Challenge: Set down the data below from its first line to the line holding "import matplotlib.transforms as mtransforms", inclusive; omit all pictures.

Data section:
★ ★ ★ ★ ★ ★ ★
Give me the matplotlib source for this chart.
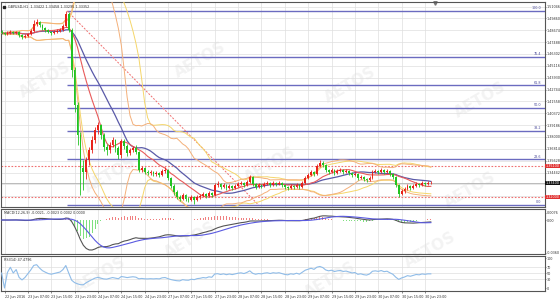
import numpy as np
import pandas as pd
import matplotlib
matplotlib.use("Agg")
import matplotlib.pyplot as plt
import matplotlib.transforms as mtransforms

# ---------------- data (GBPUSD H1) ----------------
first_open = 1.485
closes = [1.484, 1.483, 1.484, 1.485, 1.484, 1.485, 1.482, 1.480, 1.481, 1.483,
          1.486, 1.493, 1.495, 1.492, 1.489, 1.487, 1.485, 1.484, 1.485, 1.486,
          1.487, 1.491, 1.503, 1.487, 1.447, 1.412, 1.382, 1.349, 1.345, 1.357,
          1.367, 1.377, 1.387, 1.392, 1.382, 1.370, 1.367, 1.372, 1.377, 1.369,
          1.362, 1.376, 1.371, 1.364, 1.367, 1.369, 1.365, 1.347, 1.349, 1.345,
          1.344, 1.345, 1.343, 1.344, 1.342, 1.346, 1.347, 1.339, 1.331, 1.325,
          1.320, 1.318, 1.322, 1.318, 1.317, 1.320, 1.317, 1.320, 1.321, 1.323,
          1.321, 1.324, 1.322, 1.332, 1.333, 1.330, 1.332, 1.329, 1.331, 1.329,
          1.331, 1.333, 1.334, 1.332, 1.335, 1.340, 1.333, 1.330, 1.332, 1.331,
          1.333, 1.334, 1.332, 1.334, 1.333, 1.334, 1.332, 1.330, 1.329, 1.331,
          1.330, 1.332, 1.330, 1.334, 1.339, 1.342, 1.345, 1.343, 1.351, 1.354,
          1.352, 1.347, 1.345, 1.347, 1.344, 1.346, 1.347, 1.345, 1.346, 1.344,
          1.342, 1.343, 1.339, 1.340, 1.338, 1.337, 1.339, 1.345, 1.346, 1.345,
          1.347, 1.345, 1.346, 1.343, 1.340, 1.332, 1.323, 1.326, 1.328, 1.331,
          1.329, 1.331, 1.333, 1.332, 1.334, 1.333, 1.334, 1.334]
highs = [1.487, 1.485, 1.486, 1.487, 1.486, 1.486, 1.486, 1.483, 1.483, 1.484,
         1.488, 1.497, 1.498, 1.496, 1.493, 1.490, 1.488, 1.486, 1.487, 1.488,
         1.489, 1.493, 1.506, 1.505, 1.489, 1.450, 1.415, 1.385, 1.357, 1.360,
         1.370, 1.381, 1.390, 1.395, 1.393, 1.384, 1.373, 1.375, 1.380, 1.378,
         1.371, 1.378, 1.378, 1.373, 1.369, 1.371, 1.372, 1.366, 1.351, 1.350,
         1.347, 1.347, 1.346, 1.346, 1.345, 1.348, 1.350, 1.348, 1.340, 1.333,
         1.327, 1.322, 1.324, 1.323, 1.320, 1.322, 1.321, 1.322, 1.323, 1.325,
         1.324, 1.326, 1.325, 1.334, 1.336, 1.334, 1.334, 1.333, 1.333, 1.332,
         1.333, 1.335, 1.336, 1.335, 1.337, 1.342, 1.341, 1.334, 1.334, 1.333,
         1.335, 1.336, 1.335, 1.336, 1.335, 1.336, 1.335, 1.333, 1.331, 1.333,
         1.332, 1.334, 1.333, 1.336, 1.341, 1.344, 1.347, 1.346, 1.353, 1.357,
         1.356, 1.353, 1.348, 1.349, 1.348, 1.348, 1.349, 1.348, 1.348, 1.347,
         1.345, 1.345, 1.344, 1.342, 1.341, 1.339, 1.341, 1.347, 1.348, 1.347,
         1.349, 1.348, 1.348, 1.347, 1.344, 1.341, 1.333, 1.328, 1.330, 1.333,
         1.332, 1.333, 1.335, 1.334, 1.336, 1.335, 1.336, 1.336]
lows = [1.483, 1.482, 1.482, 1.483, 1.483, 1.483, 1.480, 1.478, 1.479, 1.480,
        1.482, 1.485, 1.491, 1.490, 1.487, 1.485, 1.484, 1.482, 1.483, 1.484,
        1.485, 1.486, 1.490, 1.485, 1.440, 1.405, 1.372, 1.322, 1.327, 1.338,
        1.352, 1.364, 1.374, 1.383, 1.378, 1.366, 1.362, 1.364, 1.370, 1.365,
        1.358, 1.359, 1.368, 1.361, 1.362, 1.365, 1.363, 1.345, 1.345, 1.343,
        1.342, 1.342, 1.341, 1.341, 1.340, 1.341, 1.344, 1.337, 1.329, 1.322,
        1.318, 1.316, 1.317, 1.316, 1.315, 1.316, 1.313, 1.316, 1.318, 1.320,
        1.319, 1.320, 1.320, 1.321, 1.330, 1.328, 1.329, 1.327, 1.328, 1.327,
        1.328, 1.330, 1.332, 1.330, 1.331, 1.334, 1.331, 1.328, 1.329, 1.329,
        1.330, 1.332, 1.330, 1.331, 1.331, 1.332, 1.330, 1.328, 1.327, 1.328,
        1.328, 1.329, 1.328, 1.329, 1.333, 1.338, 1.341, 1.341, 1.342, 1.350,
        1.350, 1.345, 1.343, 1.344, 1.342, 1.343, 1.345, 1.343, 1.344, 1.342,
        1.340, 1.341, 1.337, 1.338, 1.336, 1.335, 1.336, 1.338, 1.344, 1.343,
        1.344, 1.343, 1.344, 1.341, 1.338, 1.330, 1.320, 1.322, 1.324, 1.327,
        1.327, 1.328, 1.330, 1.330, 1.331, 1.331, 1.332, 1.333]

time_labels = ["22 Jun 2016", "23 Jun 07:00", "23 Jun 15:00", "23 Jun 23:00",
               "24 Jun 07:00", "24 Jun 15:00", "24 Jun 23:00", "27 Jun 07:00",
               "27 Jun 15:00", "27 Jun 23:00", "28 Jun 07:00", "28 Jun 15:00",
               "28 Jun 23:00", "29 Jun 07:00", "29 Jun 15:00", "29 Jun 23:00",
               "30 Jun 07:00", "30 Jun 15:00", "30 Jun 23:00"]
label_first_bar = 1
label_step = 8

fib_high = 1.506
fib_low = 1.312
fib_ratios = [1.0, 0.764, 0.618, 0.5, 0.382, 0.236, 0.0]
fib_names = ["100.0", "76.4", "61.8", "50.0", "38.2", "23.6", "0.0"]
fib_start_bar = 22.5
fib_end_bar = 88.0

sr_levels = [1.351, 1.320]
price_axis_labels = [1.51046, 1.49860, 1.48674, 1.47488, 1.46302, 1.45116, 1.43930,
                     1.42744, 1.41558, 1.40372, 1.39186, 1.38000, 1.36814, 1.35628,
                     1.34442, 1.33256, 1.32070]

title_text = "GBPUSD,H1  1.33422 1.33458 1.33295 1.33352"
macd_text = "MACD(12,26,9) -0.0021, -0.0023 0.0002 0.0000"
rsi_text = "RSI(14) 47.4796"

# ---------------- derived series ----------------
c = pd.Series(closes)
opens = np.array([first_open] + closes[:-1])
cl = np.array(closes)
hi = np.array(highs)
lo = np.array(lows)
n = len(cl)
idx = np.arange(n)

ma_fast = c.rolling(12, min_periods=1).mean()
ma_slow = c.rolling(20, min_periods=1).mean()
sd20 = c.rolling(20, min_periods=1).std(ddof=0)
bb_up = ma_slow + 2 * sd20
bb_dn = ma_slow - 2 * sd20
ma_b2 = c.rolling(26, min_periods=1).mean()
sd_b2 = c.rolling(26, min_periods=1).std(ddof=0)
bb2_up = ma_b2 + 2 * sd_b2
bb2_dn = ma_b2 - 2 * sd_b2

ema12 = c.ewm(span=12, adjust=False).mean()
ema26 = c.ewm(span=26, adjust=False).mean()
macd = ema12 - ema26
signal = macd.rolling(9, min_periods=1).mean()
hist = macd - signal

delta = c.diff().fillna(0)
gain = delta.clip(lower=0).ewm(alpha=1/14, adjust=False).mean()
loss = (-delta.clip(upper=0)).ewm(alpha=1/14, adjust=False).mean()
rsi = 100 - 100 / (1 + gain / loss.replace(0, np.nan))
rsi = rsi.fillna(50)

# ---------------- figure layout (pixel based) ----------------
W, H = 560, 300
fig = plt.figure(figsize=(W / 100, H / 100), dpi=100)
fig.patch.set_facecolor("white")


def rect(x0, y0, x1, y1):
    return [x0 / W, 1 - y1 / H, (x1 - x0) / W, (y1 - y0) / H]


ax = fig.add_axes(rect(1, 2, 545, 207))
axm = fig.add_axes(rect(1, 209, 545, 254), sharex=ax)
axr = fig.add_axes(rect(1, 256, 545, 291), sharex=ax)

xmax = -0.2 + 544 / 2.92
GRID = "#dedede"
TXT = "#333333"
FS = 2.4

a_labels = [label_first_bar + k * label_step for k in range(len(time_labels))]
for a in (ax, axm, axr):
    a.set_facecolor("none")
    for s in a.spines.values():
        s.set_color("#555555")
        s.set_linewidth(0.8)
    a.yaxis.tick_right()
    a.tick_params(axis="y", length=1.0, width=0.4, labelsize=FS, colors=TXT, pad=0.5)
    a.tick_params(axis="x", length=0, labelsize=FS, colors=TXT)
    for b in a_labels:
        a.axvline(b, color=GRID, lw=0.5, zorder=0)
ax.set_xlim(-0.2, xmax)

# watermarks
wm_pos = [(45, 80), (200, 60), (350, 85), (480, 100), (110, 175), (270, 165),
          (470, 190), (190, 240), (430, 250), (100, 275), (330, 280)]
for (px, py) in wm_pos:
    fig.text(px / W, 1 - py / H, "AETOS", rotation=30, fontsize=11, color="#f3f3f3",
             ha="center", va="center", fontweight="bold", zorder=-1)

# ---------------- main panel ----------------
ax.set_ylim(1.310, 1.515)
box_levels = sr_levels + [cl[-1]]
ax.set_yticks(price_axis_labels)
ax.set_yticklabels([("" if min(abs(v - b) for b in box_levels) < 0.0045 else f"{v:.5f}")
                    for v in price_axis_labels])
for v in price_axis_labels:
    ax.axhline(v, color=GRID, lw=0.5, zorder=0)
ax.tick_params(axis="x", labelbottom=False)

# fibonacci levels + trend line
for r, name in zip(fib_ratios, fib_names):
    lvl = fib_low + r * (fib_high - fib_low)
    ax.hlines(lvl, fib_start_bar, xmax, color="#6b6bc0", lw=1.0, zorder=2)
    ax.text(xmax - 1.2, lvl + 0.0006, name, fontsize=FS, color="#4a4a9a",
            ha="right", va="bottom", zorder=3)
ax.plot([fib_start_bar, fib_end_bar], [fib_high, fib_low], color="#f07070", lw=0.7,
        ls=(0, (2, 1.5)), zorder=3)

# support / resistance dotted lines
for lvl in sr_levels:
    ax.axhline(lvl, color="#f07070", lw=0.8, ls=(0, (1.5, 1.5)), zorder=2)
ax.axhline(cl[-1], color="#b0b0b0", lw=0.6, zorder=2)

# bollinger / moving averages
ax.plot(idx, bb2_up, color="#f5d66a", lw=0.7, zorder=3)
ax.plot(idx, bb2_dn, color="#f5d66a", lw=0.7, zorder=3)
ax.plot(idx, bb_up, color="#f4b07a", lw=0.7, zorder=3)
ax.plot(idx, bb_dn, color="#f4b07a", lw=0.7, zorder=3)
ax.plot(idx, ma_slow, color="#5a5aa8", lw=0.9, zorder=4)
ax.plot(idx, ma_fast, color="#e85a5a", lw=0.8, zorder=4)

# candles
up = cl >= opens
col = np.where(up, "#e8231b", "#22c322")
ax.vlines(idx, lo, hi, colors=col, lw=0.6, zorder=5)
body_lo = np.minimum(opens, cl)
body_h = np.maximum(np.abs(cl - opens), 0.0004)
ax.bar(idx, body_h, bottom=body_lo, width=0.62, color=col, linewidth=0, zorder=6)

# price boxes on axis
trans = mtransforms.blended_transform_factory(ax.transAxes, ax.transData)
for lvl in sr_levels:
    ax.text(1.0015, lvl, f"{lvl:.5f}", transform=trans, fontsize=FS, color="white",
            va="center", ha="left", clip_on=False, zorder=10,
            bbox=dict(boxstyle="square,pad=0.1", fc="#e03030", ec="none"))
ax.text(1.0015, cl[-1], f"{cl[-1]:.5f}", transform=trans, fontsize=FS, color="white",
        va="center", ha="left", clip_on=False, zorder=10,
        bbox=dict(boxstyle="square,pad=0.1", fc="#111111", ec="none"))

ax.text(0.012, 0.985, title_text, transform=ax.transAxes, fontsize=FS, color=TXT,
        va="top", ha="left")
ax.plot([0.006], [0.975], transform=ax.transAxes, marker="s", ms=1.8, color="#222222",
        clip_on=False)
ax.plot([(435 - 1) / 544], [0.993], transform=ax.transAxes, marker="v", ms=2.5,
        color="#777777", clip_on=False)

# ---------------- MACD panel ----------------
s = -macd.min() / 30.0
axm.set_ylim(-34 * s, 11 * s)
mt = [7 * s, 0.0, -33 * s]
axm.set_yticks(mt)
axm.set_yticklabels([f"{mt[0]:.4f}", "0.00", f"{mt[2]:.4f}"])
hcol = np.where(hist.values >= 0, "#f08080", "#7fe07f")
axm.bar(idx, hist.values, width=0.35, color=hcol, linewidth=0, zorder=2)
axm.plot(idx, macd, color="#555555", lw=0.8, zorder=3)
axm.plot(idx, signal, color="#5a5ae0", lw=0.8, zorder=3)
axm.tick_params(axis="x", labelbottom=False)
axm.text(0.006, 0.95, macd_text, transform=axm.transAxes, fontsize=FS, color=TXT,
         va="top", ha="left")

# ---------------- RSI panel ----------------
axr.set_ylim(-10, 106.7)
axr.set_yticks([100, 70, 50, 30, 0])
axr.set_yticklabels(["100", "70", "50", "30", "0"])
for lv in (70, 50, 30):
    axr.axhline(lv, color=GRID, lw=0.5, zorder=0)
axr.plot(idx, rsi, color="#8fbce8", lw=0.8, zorder=3)
axr.text(0.006, 0.95, rsi_text, transform=axr.transAxes, fontsize=FS, color=TXT,
         va="top", ha="left")
axr.set_xticks(a_labels)
axr.set_xticklabels(time_labels, ha="left")
axr.tick_params(axis="x", length=1.5, width=0.4, pad=1.2, labelsize=2.4)

fig.savefig("out.png", dpi=100, facecolor="white")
★ ★ ★ ★ ★ ★ ★
Solved exercise:
Give me the matplotlib source for this chart.
import numpy as np
import pandas as pd
import matplotlib
matplotlib.use("Agg")
import matplotlib.pyplot as plt
import matplotlib.transforms as mtransforms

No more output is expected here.